The development of machine learning models requires a large amount of
training data. Data marketplaces are essential for trading high-quality,
private-domain data not publicly available online. However, due to growing data
privacy concerns, direct data exchange is inappropriate. Federated Learning
(FL) is a distributed machine learning paradigm that exchanges data utilities
(in form of local models or gradients) among multiple parties without directly
sharing the raw data. However, several challenges exist when applying existing
FL architectures to construct a data marketplace: (i) In existing FL
architectures, Data Acquirers (DAs) cannot privately evaluate local models from
Data Providers (DPs) prior to trading; (ii) Model aggregation protocols in
existing FL designs struggle to exclude malicious DPs without "overfitting" to
the DA's (possibly biased) root dataset; (iii) Prior FL designs lack a proper
billing mechanism to enforce the DA to fairly allocate the reward according to
contributions made by different DPs.
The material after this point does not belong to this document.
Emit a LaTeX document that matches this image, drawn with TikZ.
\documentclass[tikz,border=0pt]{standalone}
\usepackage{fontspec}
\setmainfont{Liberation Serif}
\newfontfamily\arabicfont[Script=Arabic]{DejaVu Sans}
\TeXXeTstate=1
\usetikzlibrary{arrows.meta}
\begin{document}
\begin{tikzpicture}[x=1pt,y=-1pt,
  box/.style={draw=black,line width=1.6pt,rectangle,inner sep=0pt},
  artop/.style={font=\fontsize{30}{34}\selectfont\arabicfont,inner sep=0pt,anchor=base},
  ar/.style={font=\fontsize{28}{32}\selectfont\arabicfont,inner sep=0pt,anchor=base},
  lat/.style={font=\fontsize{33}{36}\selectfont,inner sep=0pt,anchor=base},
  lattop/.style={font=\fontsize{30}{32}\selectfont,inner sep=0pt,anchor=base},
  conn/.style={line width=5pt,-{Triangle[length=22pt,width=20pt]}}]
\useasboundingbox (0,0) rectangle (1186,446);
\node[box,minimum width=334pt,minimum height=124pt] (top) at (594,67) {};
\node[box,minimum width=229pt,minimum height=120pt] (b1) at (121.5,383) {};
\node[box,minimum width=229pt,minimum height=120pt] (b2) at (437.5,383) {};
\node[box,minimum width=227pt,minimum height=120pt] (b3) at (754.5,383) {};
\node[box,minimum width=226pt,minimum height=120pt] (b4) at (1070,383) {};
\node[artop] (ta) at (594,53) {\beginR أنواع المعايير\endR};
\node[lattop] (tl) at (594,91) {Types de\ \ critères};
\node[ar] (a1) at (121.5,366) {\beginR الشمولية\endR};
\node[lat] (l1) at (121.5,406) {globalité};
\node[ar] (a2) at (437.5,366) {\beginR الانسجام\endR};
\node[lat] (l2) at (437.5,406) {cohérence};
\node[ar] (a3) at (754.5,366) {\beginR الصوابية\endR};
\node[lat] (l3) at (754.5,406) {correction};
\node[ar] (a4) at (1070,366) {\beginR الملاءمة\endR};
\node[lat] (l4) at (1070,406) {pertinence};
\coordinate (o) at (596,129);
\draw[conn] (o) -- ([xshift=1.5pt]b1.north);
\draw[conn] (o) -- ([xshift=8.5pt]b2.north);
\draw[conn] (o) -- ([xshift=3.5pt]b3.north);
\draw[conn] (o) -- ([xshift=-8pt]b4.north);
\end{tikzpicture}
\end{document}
To address above challenges, we propose
martFL, the first federated learning architecture that is specifically designed
to enable a secure utility-driven data marketplace. At a high level, martFL is
powered by two innovative designs: (i) a quality-aware model aggregation
protocol that achieves robust local model aggregation even when the DA's root
dataset is biased; (ii) a verifiable data transaction protocol that enables the
DA to prove, both succinctly and in zero-knowledge, that it has faithfully
aggregates the local models submitted by different DPs according to the
committed aggregation weights, based on which the DPs can unambiguously claim
the corresponding reward. We implement a prototype of martFL and evaluate it
extensively over various tasks. The results show that martFL can improve the
model accuracy by up to 25% while saving up to 64% data acquisition cost.